Exercise → Copy out the data below as written; omit any images.

Data segment →

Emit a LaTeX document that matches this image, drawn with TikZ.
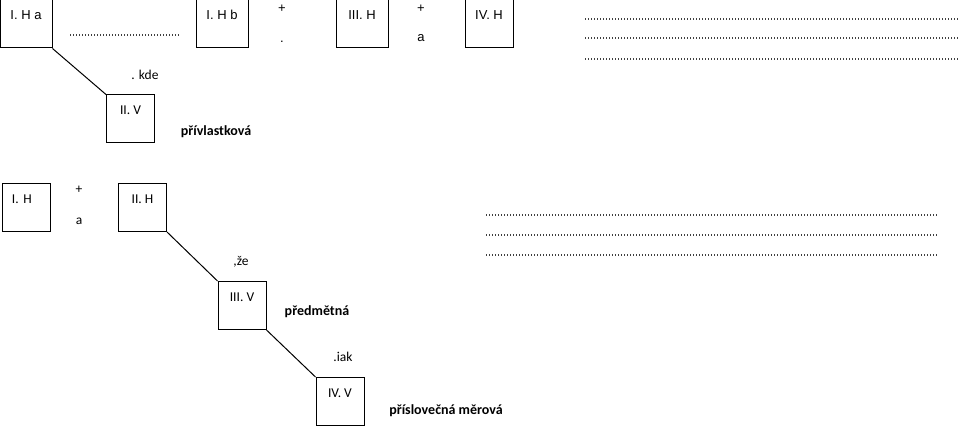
\documentclass[tikz,border=0pt]{standalone}
\usepackage{fontspec}
\setmainfont{Carlito}
\newfontfamily\arialfont{Liberation Sans}
\usetikzlibrary{positioning,calc}

\begin{document}
\begin{tikzpicture}[x=1pt, y=-1pt,
  hbox/.style={draw, line width=1pt, minimum width=48pt, inner ysep=0pt, inner xsep=2pt,
    text height=20pt, text depth=28pt, font=\fontsize{13.5}{16}\selectfont},
  hboxwide/.style={hbox, minimum width=52pt, font=\arialfont\fontsize{13}{15}\selectfont},
  lbl/.style={inner sep=0pt, font=\fontsize{13.5}{16}\selectfont},
  arl/.style={inner sep=0pt, font=\arialfont\fontsize{13}{15}\selectfont},
  kind/.style={inner sep=0pt, font=\bfseries\fontsize{14}{17}\selectfont},
  blank/.style={line width=1.1pt, black!75, dash pattern=on 1pt off 2pt},
  link/.style={line width=1pt}]
\useasboundingbox (0,0) rectangle (960,427);

% Upper sentence
\begin{scope}
  \node[hboxwide] (ha) at (26,24) {I. H a};
  \node[hboxwide] (hb) at (222,24) {I. H b};
  \node[hboxwide] (hiii) at (362,24) {III. H};
  \node[hboxwide, minimum width=48pt] (hiv) at (489,24) {IV. H};
  \node[hbox] (vii) at (130.5,119) {II. V};
  \draw[blank] (70,35) -- (180,35);
  \node[arl] (plusa) at (282,9) {+};
  \node[arl] (dota) at (282,42) {.};
  \node[arl] (plusb) at (421,9) {+};
  \node[arl] (anda) at (421,38) {a};
  \node[lbl] (kde) at (145,75) {. kde};
  \node[kind] (attr) at (216,132) {přívlastková};
  \draw[link] (ha.south east) -- (vii.north west);
  \foreach \y in {19,38,59} {
    \draw[blank] (585,\y) -- (960,\y);
  }
\end{scope}

% Lower sentence
\begin{scope}
  \node[hbox, inner xsep=10pt, text width=28pt, align=left] (bhi) at (26,207.5) {I. H};
  \node[hbox] (bhii) at (142.5,207.5) {II. H};
  \node[hbox] (bviii) at (242,305.5) {III. V};
  \node[hbox] (bviv) at (340,401.5) {IV. V};
  \node[lbl] (plusc) at (79,190) {+};
  \node[lbl] (andb) at (79,221) {a};
  \node[lbl] (ze) at (241,262) {,že};
  \node[lbl] (iak) at (343,357) {.iak};
  \node[kind] (obj) at (317,312) {předmětná};
  \node[kind] (adv) at (446,411) {příslovečná měrová};
  \draw[link] (bhii.south east) -- (bviii.north west);
  \draw[link] (bviii.south east) -- (bviv.north west);
  \foreach \y in {215,235,255} {
    \draw[blank] (486,\y) -- (937,\y);
  }
\end{scope}
\end{tikzpicture}
\end{document}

Correct result →
Emit a LaTeX document that matches this image, drawn with TikZ.
\documentclass[tikz,border=0pt]{standalone}
\usepackage{fontspec}
\setmainfont{Carlito}
\newfontfamily\arialfont{Liberation Sans}
\usetikzlibrary{positioning,calc}

\begin{document}
\begin{tikzpicture}[x=1pt, y=-1pt,
  hbox/.style={draw, line width=1pt, minimum width=48pt, inner ysep=0pt, inner xsep=2pt,
    text height=20pt, text depth=28pt, font=\fontsize{13.5}{16}\selectfont},
  hboxwide/.style={hbox, minimum width=52pt, font=\arialfont\fontsize{13}{15}\selectfont},
  lbl/.style={inner sep=0pt, font=\fontsize{13.5}{16}\selectfont},
  arl/.style={inner sep=0pt, font=\arialfont\fontsize{13}{15}\selectfont},
  kind/.style={inner sep=0pt, font=\bfseries\fontsize{14}{17}\selectfont},
  blank/.style={line width=1.1pt, black!75, dash pattern=on 1pt off 2pt},
  link/.style={line width=1pt}]
\useasboundingbox (0,0) rectangle (960,427);

% Upper sentence
\begin{scope}
  \node[hboxwide] (ha) at (26,24) {I. H a};
  \node[hboxwide] (hb) at (222,24) {I. H b};
  \node[hboxwide] (hiii) at (362,24) {III. H};
  \node[hboxwide, minimum width=48pt] (hiv) at (489,24) {IV. H};
  \node[hbox] (vii) at (130.5,119) {II. V};
  \draw[blank] (70,35) -- (180,35);
  \node[arl] (plusa) at (282,9) {+};
  \node[arl] (dota) at (282,42) {.};
  \node[arl] (plusb) at (421,9) {+};
  \node[arl] (anda) at (421,38) {a};
  \node[lbl] (kde) at (145,75) {. kde};
  \node[kind] (attr) at (216,132) {přívlastková};
  \draw[link] (ha.south east) -- (vii.north west);
  \foreach \y in {19,38,59} {
    \draw[blank] (585,\y) -- (960,\y);
  }
\end{scope}

% Lower sentence
\begin{scope}
  \node[hbox, inner xsep=10pt, text width=28pt, align=left] (bhi) at (26,207.5) {I. H};
  \node[hbox] (bhii) at (142.5,207.5) {II. H};
  \node[hbox] (bviii) at (242,305.5) {III. V};
  \node[hbox] (bviv) at (340,401.5) {IV. V};
  \node[lbl] (plusc) at (79,190) {+};
  \node[lbl] (andb) at (79,221) {a};
  \node[lbl] (ze) at (241,262) {,že};
  \node[lbl] (iak) at (343,357) {.iak};
  \node[kind] (obj) at (317,312) {předmětná};
  \node[kind] (adv) at (446,411) {příslovečná měrová};
  \draw[link] (bhii.south east) -- (bviii.north west);
  \draw[link] (bviii.south east) -- (bviv.north west);
  \foreach \y in {215,235,255} {
    \draw[blank] (486,\y) -- (937,\y);
  }
\end{scope}
\end{tikzpicture}
\end{document}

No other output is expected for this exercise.